The UN has had to implement unprecedented measures affecting its operations given that New York has become the new Covid-19 epicentre, with over 50,000 infections and more than 1,100 deaths, nearly half of the US total. The situation has become overwhelming for the State with more than 10,000 hospitalisations, and Governor Andrew Cuomo is searching the globe for supplies to ensure that the healthcare system is not overwhelmed when the apex hits. This has had enormous implications for work at UN headquarters, and particularly that of the UN Security Council.

Most permanent missions to the UN have been closed during the current lockdown, and South African officials attached to our mission in New York are working from home and “telecommuting” to ensure business continuity. The UN secretariat has also reduced supporting staff to a bare minimum to save lives and make sure that staff take care of children as the schools in New York are closed. Some delegations to the UN repatriated vulnerable staff from New York amid the surge in coronavirus infections.

China, as the President of the UN Security Council for the month of March, has taken initiatives agreed upon among Council members for the adoption of UN Security Council resolutions. According to Zhang Jun, President of the UN Security Council this month, the extraordinary measures will be in place for the duration of the restrictions on movement in New York to enable the Council to discharge its mandate, and will be assessed at the end of April. 

“Following a request from the Council member presenting a draft resolution, the President will circulate a letter to members of the Security Council announcing that the draft resolution will be put to a vote, and requesting Council members to provide their vote in writing within a non-extendable period of 24 hours,” Zhang has communicated to Council members in writing. The votes will be kept confidential during the process and within 12 hours the President of the Council will convene a video conference of the Security Council to announce the outcome of the vote, and a letter will be circulated listing every delegation’s vote and the outcome. 

The President of the Security Council will also announce to the public and member states the intention to schedule video conferences of members of the Security Council 24 hours in advance, and may invite states that are not members of the Security Council to participate when the interests of that members are specially affected. 

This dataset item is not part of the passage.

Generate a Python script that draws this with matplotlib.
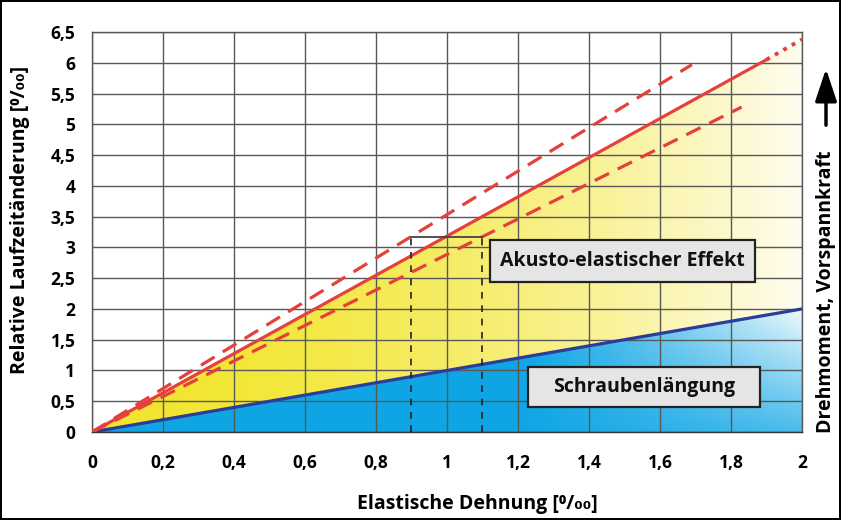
import numpy as np
import matplotlib.pyplot as plt
from matplotlib.patches import Polygon, Rectangle

plt.rcParams['font.family'] = ['Open Sans', 'DejaVu Sans']
plt.rcParams['font.weight'] = 'bold'

# data
strain = [0.0, 2.0]
elongation = [0.0, 2.0]               # Schraubenlängung (blue)
red_x = [0.0, 1.90]                   # akusto-elastic, solid
red_y = [0.0, 6.05]
red_dot_x = [1.90, 2.0]               # dotted continuation
red_dot_y = [6.05, 6.38]
upper_x = [0.0, 1.69]                 # upper tolerance (dashed)
upper_y = [0.0, 5.97]
lower_x = [0.0, 1.83]                 # lower tolerance (dashed)
lower_y = [0.0, 5.28]
bracket_x = [0.9, 1.1]
bracket_top = 3.17

xticks = [0, 0.2, 0.4, 0.6, 0.8, 1.0, 1.2, 1.4, 1.6, 1.8, 2.0]
yticks = [0, 0.5, 1, 1.5, 2, 2.5, 3, 3.5, 4, 4.5, 5, 5.5, 6, 6.5]


def fmt(v):
    return ('%g' % v).replace('.', ',')


fig = plt.figure(figsize=(8.41, 5.2), dpi=100)
fig.patch.set_edgecolor('black')
fig.patch.set_linewidth(1.5)
ax = fig.add_axes([0.1094, 0.1692, 0.8442, 0.7693])
ax.set_xlim(0, 2)
ax.set_ylim(0, 6.5)

# gradient fills
nx_, ny_ = 400, 400
gx, gy = np.meshgrid(np.linspace(0, 2, nx_), np.linspace(0, 6.5, ny_))

# yellow between blue and red line, fading to the right
t = np.clip(gx / 2.0, 0, 1) ** 1.8
yel = np.zeros((ny_, nx_, 4))
yel[..., 0] = 0.95 + 0.05 * t
yel[..., 1] = 0.90 + 0.09 * t
yel[..., 2] = 0.18 + 0.76 * t
yel[..., 3] = 1.0
im1 = ax.imshow(yel, extent=[0, 2, 0, 6.5], origin='lower', aspect='auto', zorder=0.5)
yel_poly = Polygon([[0, 0], [red_dot_x[1], red_dot_y[1]], [2, elongation[1]]],
                   closed=True, transform=ax.transData)
im1.set_clip_path(yel_poly)

# blue below blue line, fading toward upper right
tb = np.clip((gx - 1.2) / 0.8, 0, 1) * (0.3 + 0.7 * np.clip(gy / 2.0, 0, 1))
tb = tb ** 1.1
blu = np.zeros((ny_, nx_, 4))
blu[..., 0] = 0.06 + 0.88 * tb
blu[..., 1] = 0.65 + 0.33 * tb
blu[..., 2] = 0.90 + 0.09 * tb
blu[..., 3] = 1.0
im2 = ax.imshow(blu, extent=[0, 2, 0, 6.5], origin='lower', aspect='auto', zorder=0.6)
blu_poly = Polygon([[0, 0], [2, elongation[1]], [2, 0]], closed=True, transform=ax.transData)
im2.set_clip_path(blu_poly)

# grid
ax.set_xticks(xticks)
ax.set_yticks(yticks)
ax.grid(True, color='#585858', linewidth=1.0, zorder=1)
for sp in ax.spines.values():
    sp.set_color('#585858')
    sp.set_linewidth(1.0)
ax.spines['bottom'].set_color('#333333')
ax.tick_params(axis='both', length=0, labelsize=12.5)
ax.tick_params(axis='y', pad=12)
ax.tick_params(axis='x', pad=16)
ax.set_xticklabels([fmt(v) for v in xticks], fontweight='bold')
ax.set_yticklabels([fmt(v) for v in yticks], fontweight='bold')

# lines
red = '#e5413c'
ax.plot(strain, elongation, color='#2b3c9b', lw=2.3, zorder=3)
ax.plot(red_x, red_y, color=red, lw=2.3, zorder=3)
ax.plot(red_dot_x, red_dot_y, color=red, lw=2.8, ls=(0, (1, 1.5)), zorder=3)
ax.plot(upper_x, upper_y, color=red, lw=2.3, ls=(0, (5, 3)), zorder=3)
ax.plot(lower_x, lower_y, color=red, lw=2.3, ls=(0, (5, 3)), zorder=3)

# bracket
ax.plot(bracket_x, [bracket_top, bracket_top], color='#444444', lw=1.3, zorder=3)
for bx in bracket_x:
    ax.plot([bx, bx], [0, bracket_top], color='#222222', lw=1.2, ls=(0, (4, 4)), zorder=3)

# label boxes
for (x0, x1, y0, y1), txt in [((1.12, 1.868, 2.44, 3.12), 'Akusto-elastischer Effekt'),
                              ((1.228, 1.882, 0.406, 1.056), 'Schraubenlängung')]:
    ax.add_patch(Rectangle((x0, y0), x1 - x0, y1 - y0, facecolor='#e5e5e5',
                           edgecolor='#222222', linewidth=1.6, zorder=5))
    ax.text((x0 + x1) / 2, (y0 + y1) / 2, txt, ha='center', va='center',
            fontsize=14, fontweight='bold', color='#111111', zorder=6)

ax.set_xlabel('Elastische Dehnung [⁰/₀₀]', fontsize=14, fontweight='bold')
ax.xaxis.set_label_coords((477 - 92) / 710, -(494 - 432) / 400)
ax.set_ylabel('Relative Laufzeitänderung [⁰/₀₀]', fontsize=14, fontweight='bold')
ax.yaxis.set_label_coords(-(92 - 30) / 710, (432 - 220) / 400)

# right side label with arrow
fig.text(826 / 841, 1 - 292 / 520, 'Drehmoment, Vorspannkraft', rotation=90,
         ha='center', va='center', fontsize=14, fontweight='bold')
ax.annotate('', xy=(826 / 841, 1 - 66 / 520), xytext=(826 / 841, 1 - 128 / 520),
            xycoords='figure fraction', textcoords='figure fraction',
            arrowprops=dict(arrowstyle='-|>,head_width=0.3,head_length=0.9',
                            mutation_scale=22, color='black', lw=2.5))

fig.savefig('out.png', dpi=100)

According to the program of work of the UN Security Council, yesterday the Security Council discussed via VTC link the situation in Syria, as well as the Israeli/Palestinian conflict. Of particular concern was how the Covid-19 pandemic will impact on Palestinian prisoners and the supply of medicine to them, and what effect it will have on the continued construction of illegal settlments on Palestinian land. The UN has stopped rotating new soldiers into its peacekeeping missions, and disrupted supply chains are also imposing strains on the UN’s ability to ship essential goods to its operations around the world.